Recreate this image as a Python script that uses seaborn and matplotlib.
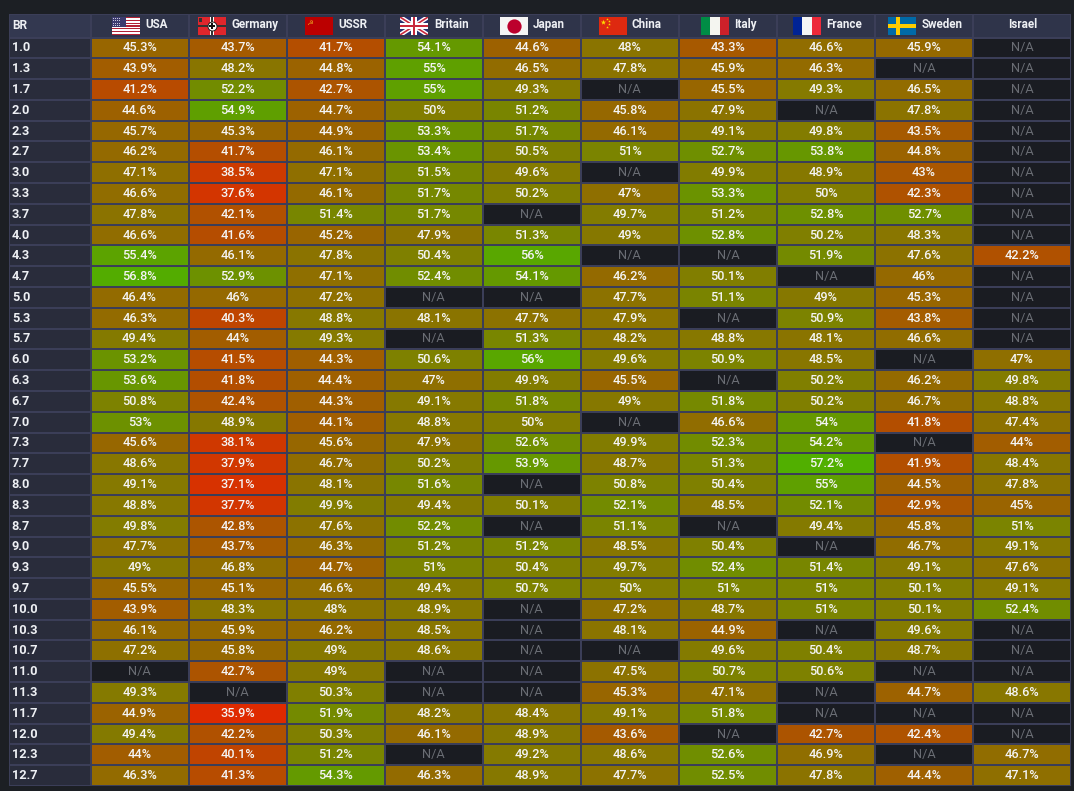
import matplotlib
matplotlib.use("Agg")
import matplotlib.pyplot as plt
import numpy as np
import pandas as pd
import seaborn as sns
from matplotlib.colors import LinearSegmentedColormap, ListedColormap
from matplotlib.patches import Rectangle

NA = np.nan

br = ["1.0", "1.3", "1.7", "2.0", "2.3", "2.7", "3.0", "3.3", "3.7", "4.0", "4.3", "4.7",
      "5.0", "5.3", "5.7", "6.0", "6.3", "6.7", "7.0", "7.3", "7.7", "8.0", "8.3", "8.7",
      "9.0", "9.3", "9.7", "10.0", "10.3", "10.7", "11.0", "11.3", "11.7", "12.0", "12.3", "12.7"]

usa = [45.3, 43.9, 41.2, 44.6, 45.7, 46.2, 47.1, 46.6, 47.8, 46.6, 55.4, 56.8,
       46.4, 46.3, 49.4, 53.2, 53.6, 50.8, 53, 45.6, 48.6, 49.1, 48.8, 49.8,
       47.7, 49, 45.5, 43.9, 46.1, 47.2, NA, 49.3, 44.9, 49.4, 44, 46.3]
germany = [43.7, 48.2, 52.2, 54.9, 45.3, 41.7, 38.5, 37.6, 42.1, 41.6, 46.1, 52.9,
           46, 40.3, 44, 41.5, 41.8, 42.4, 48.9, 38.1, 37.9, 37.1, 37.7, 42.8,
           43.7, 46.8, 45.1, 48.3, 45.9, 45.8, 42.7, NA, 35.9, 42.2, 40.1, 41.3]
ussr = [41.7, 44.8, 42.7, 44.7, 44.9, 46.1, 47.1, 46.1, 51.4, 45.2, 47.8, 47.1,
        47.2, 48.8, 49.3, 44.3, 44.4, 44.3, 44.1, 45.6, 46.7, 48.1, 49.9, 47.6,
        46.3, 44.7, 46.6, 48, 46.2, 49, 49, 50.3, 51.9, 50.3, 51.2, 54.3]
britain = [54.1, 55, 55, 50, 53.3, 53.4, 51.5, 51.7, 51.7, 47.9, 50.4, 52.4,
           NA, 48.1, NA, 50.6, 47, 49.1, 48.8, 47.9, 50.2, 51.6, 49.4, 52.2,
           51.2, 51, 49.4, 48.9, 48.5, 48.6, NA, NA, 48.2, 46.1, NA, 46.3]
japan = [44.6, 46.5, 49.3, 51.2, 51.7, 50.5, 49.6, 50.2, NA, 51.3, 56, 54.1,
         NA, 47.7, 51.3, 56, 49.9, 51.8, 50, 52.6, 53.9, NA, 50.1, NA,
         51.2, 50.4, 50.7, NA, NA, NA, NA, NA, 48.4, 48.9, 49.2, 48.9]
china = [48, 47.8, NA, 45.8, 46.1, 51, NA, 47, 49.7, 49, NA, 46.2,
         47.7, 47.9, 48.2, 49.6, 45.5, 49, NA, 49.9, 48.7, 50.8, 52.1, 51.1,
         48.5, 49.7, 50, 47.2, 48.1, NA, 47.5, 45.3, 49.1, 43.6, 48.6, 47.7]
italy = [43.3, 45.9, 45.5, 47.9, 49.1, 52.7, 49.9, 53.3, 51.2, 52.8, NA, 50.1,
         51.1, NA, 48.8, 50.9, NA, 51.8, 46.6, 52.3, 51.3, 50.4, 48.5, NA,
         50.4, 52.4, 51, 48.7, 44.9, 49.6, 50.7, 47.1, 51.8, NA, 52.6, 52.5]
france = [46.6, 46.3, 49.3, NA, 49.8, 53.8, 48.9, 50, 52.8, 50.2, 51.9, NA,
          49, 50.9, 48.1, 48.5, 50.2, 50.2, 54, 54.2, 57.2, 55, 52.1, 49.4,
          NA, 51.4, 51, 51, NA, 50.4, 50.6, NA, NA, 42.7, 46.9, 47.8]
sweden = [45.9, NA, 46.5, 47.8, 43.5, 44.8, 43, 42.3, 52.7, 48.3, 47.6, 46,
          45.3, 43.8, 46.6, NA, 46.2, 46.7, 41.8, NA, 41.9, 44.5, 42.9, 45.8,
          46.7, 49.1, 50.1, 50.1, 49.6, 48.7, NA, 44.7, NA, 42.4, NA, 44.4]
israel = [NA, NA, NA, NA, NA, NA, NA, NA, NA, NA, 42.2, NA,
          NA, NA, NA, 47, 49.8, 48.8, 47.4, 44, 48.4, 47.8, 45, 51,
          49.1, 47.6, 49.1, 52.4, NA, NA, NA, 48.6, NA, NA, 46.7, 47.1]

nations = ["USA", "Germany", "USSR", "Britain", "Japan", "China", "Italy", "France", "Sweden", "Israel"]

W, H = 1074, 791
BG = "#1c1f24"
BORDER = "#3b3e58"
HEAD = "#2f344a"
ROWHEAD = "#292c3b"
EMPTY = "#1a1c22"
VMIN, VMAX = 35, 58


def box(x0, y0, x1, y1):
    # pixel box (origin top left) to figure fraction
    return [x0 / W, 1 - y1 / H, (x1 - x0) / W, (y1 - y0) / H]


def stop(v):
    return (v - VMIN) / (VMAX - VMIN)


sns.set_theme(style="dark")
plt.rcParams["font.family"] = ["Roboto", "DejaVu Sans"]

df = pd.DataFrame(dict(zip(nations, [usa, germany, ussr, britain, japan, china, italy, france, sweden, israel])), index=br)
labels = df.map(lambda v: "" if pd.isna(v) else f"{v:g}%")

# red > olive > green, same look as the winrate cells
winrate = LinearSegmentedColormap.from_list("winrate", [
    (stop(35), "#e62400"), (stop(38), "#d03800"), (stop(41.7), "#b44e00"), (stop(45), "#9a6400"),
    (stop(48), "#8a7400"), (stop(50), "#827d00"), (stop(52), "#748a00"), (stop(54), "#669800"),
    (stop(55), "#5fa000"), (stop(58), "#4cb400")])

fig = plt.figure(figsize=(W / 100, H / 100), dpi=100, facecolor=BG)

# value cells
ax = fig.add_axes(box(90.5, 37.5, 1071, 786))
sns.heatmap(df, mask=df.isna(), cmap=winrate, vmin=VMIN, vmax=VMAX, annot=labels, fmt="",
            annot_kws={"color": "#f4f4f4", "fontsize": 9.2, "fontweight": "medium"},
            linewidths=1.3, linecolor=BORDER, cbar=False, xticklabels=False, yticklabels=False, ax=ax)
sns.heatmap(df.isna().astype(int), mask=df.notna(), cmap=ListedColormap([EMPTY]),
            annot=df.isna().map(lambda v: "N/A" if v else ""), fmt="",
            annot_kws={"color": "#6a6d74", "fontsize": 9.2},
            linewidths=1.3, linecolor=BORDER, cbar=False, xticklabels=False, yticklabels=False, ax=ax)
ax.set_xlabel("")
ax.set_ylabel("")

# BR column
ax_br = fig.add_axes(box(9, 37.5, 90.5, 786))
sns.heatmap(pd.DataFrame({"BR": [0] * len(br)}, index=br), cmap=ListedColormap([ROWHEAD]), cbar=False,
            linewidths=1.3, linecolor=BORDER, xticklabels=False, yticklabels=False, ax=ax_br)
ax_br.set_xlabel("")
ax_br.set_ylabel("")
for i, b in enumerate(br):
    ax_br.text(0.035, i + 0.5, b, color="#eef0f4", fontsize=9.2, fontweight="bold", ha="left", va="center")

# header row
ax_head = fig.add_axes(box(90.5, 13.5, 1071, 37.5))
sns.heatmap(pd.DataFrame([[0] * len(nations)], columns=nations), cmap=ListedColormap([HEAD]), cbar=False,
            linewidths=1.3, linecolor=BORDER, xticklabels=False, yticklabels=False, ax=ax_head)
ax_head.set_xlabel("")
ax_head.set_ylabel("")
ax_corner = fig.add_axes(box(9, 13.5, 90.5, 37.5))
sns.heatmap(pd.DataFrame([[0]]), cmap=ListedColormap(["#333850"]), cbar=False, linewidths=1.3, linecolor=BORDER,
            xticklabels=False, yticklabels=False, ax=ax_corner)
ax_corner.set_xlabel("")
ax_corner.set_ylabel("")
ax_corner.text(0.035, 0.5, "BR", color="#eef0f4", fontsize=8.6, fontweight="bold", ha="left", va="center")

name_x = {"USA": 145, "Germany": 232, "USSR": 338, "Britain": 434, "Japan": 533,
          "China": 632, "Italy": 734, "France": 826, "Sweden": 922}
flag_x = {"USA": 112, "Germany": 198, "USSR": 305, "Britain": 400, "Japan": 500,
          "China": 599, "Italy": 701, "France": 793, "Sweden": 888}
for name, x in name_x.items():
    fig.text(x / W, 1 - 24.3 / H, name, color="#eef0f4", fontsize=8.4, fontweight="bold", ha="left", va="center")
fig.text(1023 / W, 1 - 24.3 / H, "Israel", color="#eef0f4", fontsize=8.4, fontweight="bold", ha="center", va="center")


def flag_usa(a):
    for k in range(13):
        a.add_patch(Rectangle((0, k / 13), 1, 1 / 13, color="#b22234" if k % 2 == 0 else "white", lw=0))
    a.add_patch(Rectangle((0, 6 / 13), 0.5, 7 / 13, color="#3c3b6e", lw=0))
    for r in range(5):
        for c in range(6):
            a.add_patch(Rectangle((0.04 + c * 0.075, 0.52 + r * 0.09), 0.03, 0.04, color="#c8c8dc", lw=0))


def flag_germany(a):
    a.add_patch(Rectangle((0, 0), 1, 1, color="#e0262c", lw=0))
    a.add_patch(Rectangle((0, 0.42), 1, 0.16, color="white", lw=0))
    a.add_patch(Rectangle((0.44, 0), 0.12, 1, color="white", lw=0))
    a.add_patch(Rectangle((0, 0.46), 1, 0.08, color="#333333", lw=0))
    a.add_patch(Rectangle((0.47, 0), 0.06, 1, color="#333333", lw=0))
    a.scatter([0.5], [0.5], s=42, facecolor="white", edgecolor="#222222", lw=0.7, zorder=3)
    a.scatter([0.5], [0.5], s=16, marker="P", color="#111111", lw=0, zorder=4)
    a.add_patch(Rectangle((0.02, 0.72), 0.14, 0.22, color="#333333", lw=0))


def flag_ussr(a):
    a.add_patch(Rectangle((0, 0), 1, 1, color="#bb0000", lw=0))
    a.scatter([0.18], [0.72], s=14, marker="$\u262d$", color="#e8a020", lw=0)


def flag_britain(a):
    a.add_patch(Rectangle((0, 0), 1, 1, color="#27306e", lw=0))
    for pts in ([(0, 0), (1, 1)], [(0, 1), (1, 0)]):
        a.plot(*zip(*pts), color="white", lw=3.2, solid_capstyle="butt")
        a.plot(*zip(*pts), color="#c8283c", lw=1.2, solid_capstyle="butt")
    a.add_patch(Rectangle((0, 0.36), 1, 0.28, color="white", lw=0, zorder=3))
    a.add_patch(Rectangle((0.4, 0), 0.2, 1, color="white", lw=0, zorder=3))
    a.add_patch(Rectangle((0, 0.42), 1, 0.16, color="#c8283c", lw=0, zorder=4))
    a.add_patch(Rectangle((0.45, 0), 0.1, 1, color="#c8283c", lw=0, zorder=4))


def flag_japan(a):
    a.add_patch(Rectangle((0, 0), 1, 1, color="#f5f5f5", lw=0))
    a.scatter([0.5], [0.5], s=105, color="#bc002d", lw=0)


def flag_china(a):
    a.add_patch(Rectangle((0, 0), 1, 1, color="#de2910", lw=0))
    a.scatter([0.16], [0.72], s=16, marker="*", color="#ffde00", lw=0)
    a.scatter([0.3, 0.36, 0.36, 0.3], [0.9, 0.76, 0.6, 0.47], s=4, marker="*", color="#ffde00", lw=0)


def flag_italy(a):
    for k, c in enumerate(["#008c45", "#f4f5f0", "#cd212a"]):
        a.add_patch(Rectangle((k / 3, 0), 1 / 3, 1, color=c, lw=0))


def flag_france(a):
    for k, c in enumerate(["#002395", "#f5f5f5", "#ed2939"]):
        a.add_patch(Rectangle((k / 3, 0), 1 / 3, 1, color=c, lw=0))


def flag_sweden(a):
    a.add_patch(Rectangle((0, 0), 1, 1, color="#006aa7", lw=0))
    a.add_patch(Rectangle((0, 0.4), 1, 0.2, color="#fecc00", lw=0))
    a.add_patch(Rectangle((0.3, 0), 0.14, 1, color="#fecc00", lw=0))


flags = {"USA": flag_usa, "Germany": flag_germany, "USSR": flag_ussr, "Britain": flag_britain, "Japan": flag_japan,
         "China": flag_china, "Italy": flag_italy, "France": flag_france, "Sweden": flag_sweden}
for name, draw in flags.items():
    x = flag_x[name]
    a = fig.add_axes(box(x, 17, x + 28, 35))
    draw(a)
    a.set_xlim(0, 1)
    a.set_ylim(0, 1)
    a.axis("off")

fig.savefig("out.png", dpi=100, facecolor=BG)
----------
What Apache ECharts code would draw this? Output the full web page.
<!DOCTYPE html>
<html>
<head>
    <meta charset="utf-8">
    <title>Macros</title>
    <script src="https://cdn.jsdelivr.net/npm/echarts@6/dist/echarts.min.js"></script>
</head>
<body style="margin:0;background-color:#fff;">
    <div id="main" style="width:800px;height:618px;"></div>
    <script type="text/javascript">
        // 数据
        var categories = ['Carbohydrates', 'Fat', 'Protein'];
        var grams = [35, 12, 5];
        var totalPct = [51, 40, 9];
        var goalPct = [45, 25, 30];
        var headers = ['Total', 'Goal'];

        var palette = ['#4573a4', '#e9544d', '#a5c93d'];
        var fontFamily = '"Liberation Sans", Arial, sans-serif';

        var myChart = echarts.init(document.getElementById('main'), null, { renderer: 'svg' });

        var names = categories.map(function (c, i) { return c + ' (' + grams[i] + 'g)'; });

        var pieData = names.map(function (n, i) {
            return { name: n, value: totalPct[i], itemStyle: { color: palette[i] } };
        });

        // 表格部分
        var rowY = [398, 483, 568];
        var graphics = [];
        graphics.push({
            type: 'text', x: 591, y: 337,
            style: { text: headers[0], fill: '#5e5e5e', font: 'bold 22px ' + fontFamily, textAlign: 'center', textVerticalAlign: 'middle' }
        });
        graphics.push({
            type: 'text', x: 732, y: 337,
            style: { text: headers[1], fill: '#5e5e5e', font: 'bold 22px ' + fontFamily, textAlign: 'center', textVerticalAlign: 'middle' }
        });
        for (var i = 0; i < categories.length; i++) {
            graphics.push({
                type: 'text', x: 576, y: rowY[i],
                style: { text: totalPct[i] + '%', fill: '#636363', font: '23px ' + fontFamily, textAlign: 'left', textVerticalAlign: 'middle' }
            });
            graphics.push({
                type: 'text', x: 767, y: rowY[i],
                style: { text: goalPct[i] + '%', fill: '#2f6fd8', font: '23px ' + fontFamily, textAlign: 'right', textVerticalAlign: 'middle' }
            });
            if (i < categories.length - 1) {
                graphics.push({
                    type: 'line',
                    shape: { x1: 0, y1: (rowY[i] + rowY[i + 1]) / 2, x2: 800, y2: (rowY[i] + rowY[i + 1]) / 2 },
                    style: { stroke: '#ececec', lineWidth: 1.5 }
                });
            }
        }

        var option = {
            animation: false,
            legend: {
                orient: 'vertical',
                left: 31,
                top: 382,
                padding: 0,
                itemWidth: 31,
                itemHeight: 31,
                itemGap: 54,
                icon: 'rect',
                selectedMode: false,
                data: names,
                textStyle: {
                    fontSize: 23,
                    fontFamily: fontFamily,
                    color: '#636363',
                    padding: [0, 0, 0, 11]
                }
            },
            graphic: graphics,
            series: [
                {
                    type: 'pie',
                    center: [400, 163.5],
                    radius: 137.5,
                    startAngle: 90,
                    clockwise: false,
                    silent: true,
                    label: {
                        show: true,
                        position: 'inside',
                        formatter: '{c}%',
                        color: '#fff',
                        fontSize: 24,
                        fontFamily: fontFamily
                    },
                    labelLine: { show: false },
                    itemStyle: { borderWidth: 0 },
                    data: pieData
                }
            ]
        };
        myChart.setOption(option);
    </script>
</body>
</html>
----------
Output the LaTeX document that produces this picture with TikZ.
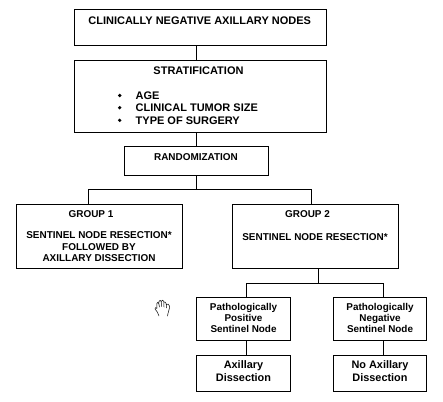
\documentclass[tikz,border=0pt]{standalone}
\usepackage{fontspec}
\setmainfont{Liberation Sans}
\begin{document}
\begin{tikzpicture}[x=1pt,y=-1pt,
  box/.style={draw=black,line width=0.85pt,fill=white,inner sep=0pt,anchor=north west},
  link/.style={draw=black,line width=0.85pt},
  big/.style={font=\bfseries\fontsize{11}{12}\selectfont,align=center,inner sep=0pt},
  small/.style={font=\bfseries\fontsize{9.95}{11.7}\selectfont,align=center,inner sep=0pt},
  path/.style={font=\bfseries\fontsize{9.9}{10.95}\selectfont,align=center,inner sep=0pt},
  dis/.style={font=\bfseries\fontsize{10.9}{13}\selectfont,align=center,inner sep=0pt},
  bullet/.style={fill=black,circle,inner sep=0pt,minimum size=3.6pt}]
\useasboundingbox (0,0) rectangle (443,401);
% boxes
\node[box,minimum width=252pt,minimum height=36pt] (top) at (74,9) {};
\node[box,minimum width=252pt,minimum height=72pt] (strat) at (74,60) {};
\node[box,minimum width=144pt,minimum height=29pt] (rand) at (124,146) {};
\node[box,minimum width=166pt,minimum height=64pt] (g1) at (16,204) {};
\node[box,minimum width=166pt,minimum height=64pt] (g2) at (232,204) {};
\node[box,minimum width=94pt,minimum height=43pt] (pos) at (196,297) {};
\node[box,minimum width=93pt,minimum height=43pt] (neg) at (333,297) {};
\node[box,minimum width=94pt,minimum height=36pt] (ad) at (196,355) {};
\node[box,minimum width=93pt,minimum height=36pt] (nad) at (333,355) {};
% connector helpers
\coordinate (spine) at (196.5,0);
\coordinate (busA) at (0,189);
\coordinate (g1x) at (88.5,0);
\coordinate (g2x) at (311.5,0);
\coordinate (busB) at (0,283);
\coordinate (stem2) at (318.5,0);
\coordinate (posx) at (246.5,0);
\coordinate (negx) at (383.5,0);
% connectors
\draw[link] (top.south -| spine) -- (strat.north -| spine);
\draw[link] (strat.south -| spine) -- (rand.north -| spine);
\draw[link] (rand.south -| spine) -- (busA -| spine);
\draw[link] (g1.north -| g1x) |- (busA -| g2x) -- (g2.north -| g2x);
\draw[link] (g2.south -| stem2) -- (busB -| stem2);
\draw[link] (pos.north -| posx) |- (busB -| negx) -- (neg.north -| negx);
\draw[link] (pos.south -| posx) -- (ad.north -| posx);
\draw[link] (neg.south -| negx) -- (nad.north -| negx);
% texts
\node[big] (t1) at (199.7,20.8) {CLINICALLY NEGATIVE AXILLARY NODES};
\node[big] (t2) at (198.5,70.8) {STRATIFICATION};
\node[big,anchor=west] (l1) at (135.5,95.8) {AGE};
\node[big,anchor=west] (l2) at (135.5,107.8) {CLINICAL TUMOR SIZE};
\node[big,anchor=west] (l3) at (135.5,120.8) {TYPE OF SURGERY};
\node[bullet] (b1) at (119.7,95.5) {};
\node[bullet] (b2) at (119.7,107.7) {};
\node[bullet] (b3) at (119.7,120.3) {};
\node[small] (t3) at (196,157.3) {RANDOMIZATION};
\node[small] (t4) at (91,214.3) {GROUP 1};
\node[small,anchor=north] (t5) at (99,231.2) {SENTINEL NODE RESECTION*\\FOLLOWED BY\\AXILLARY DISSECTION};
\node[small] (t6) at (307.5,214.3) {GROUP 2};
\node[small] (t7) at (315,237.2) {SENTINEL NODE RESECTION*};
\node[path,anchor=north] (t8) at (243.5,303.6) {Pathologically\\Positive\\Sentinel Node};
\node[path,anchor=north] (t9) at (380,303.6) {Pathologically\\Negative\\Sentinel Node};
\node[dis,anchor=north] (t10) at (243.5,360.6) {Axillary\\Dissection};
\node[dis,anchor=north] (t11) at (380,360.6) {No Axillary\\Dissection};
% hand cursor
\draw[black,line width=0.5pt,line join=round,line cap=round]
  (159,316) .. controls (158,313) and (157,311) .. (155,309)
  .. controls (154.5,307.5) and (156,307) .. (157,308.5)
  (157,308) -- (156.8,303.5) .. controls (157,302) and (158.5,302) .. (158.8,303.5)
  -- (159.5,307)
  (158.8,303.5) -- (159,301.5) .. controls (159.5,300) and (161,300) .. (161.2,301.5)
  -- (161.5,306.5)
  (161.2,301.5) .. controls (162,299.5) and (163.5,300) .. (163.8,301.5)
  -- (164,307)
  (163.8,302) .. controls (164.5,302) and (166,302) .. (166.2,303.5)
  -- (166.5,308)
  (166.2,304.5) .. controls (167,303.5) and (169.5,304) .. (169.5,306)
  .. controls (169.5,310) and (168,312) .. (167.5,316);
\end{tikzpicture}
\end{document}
----------
_Requirements_: Give again, word for word, the lines from the one that contains "Recreate this image" to the one that contains "NA = np.nan", both included. Omit the pictures.

_Task solution_:
Recreate this image as a Python script that uses seaborn and matplotlib.
import matplotlib
matplotlib.use("Agg")
import matplotlib.pyplot as plt
import numpy as np
import pandas as pd
import seaborn as sns
from matplotlib.colors import LinearSegmentedColormap, ListedColormap
from matplotlib.patches import Rectangle

NA = np.nan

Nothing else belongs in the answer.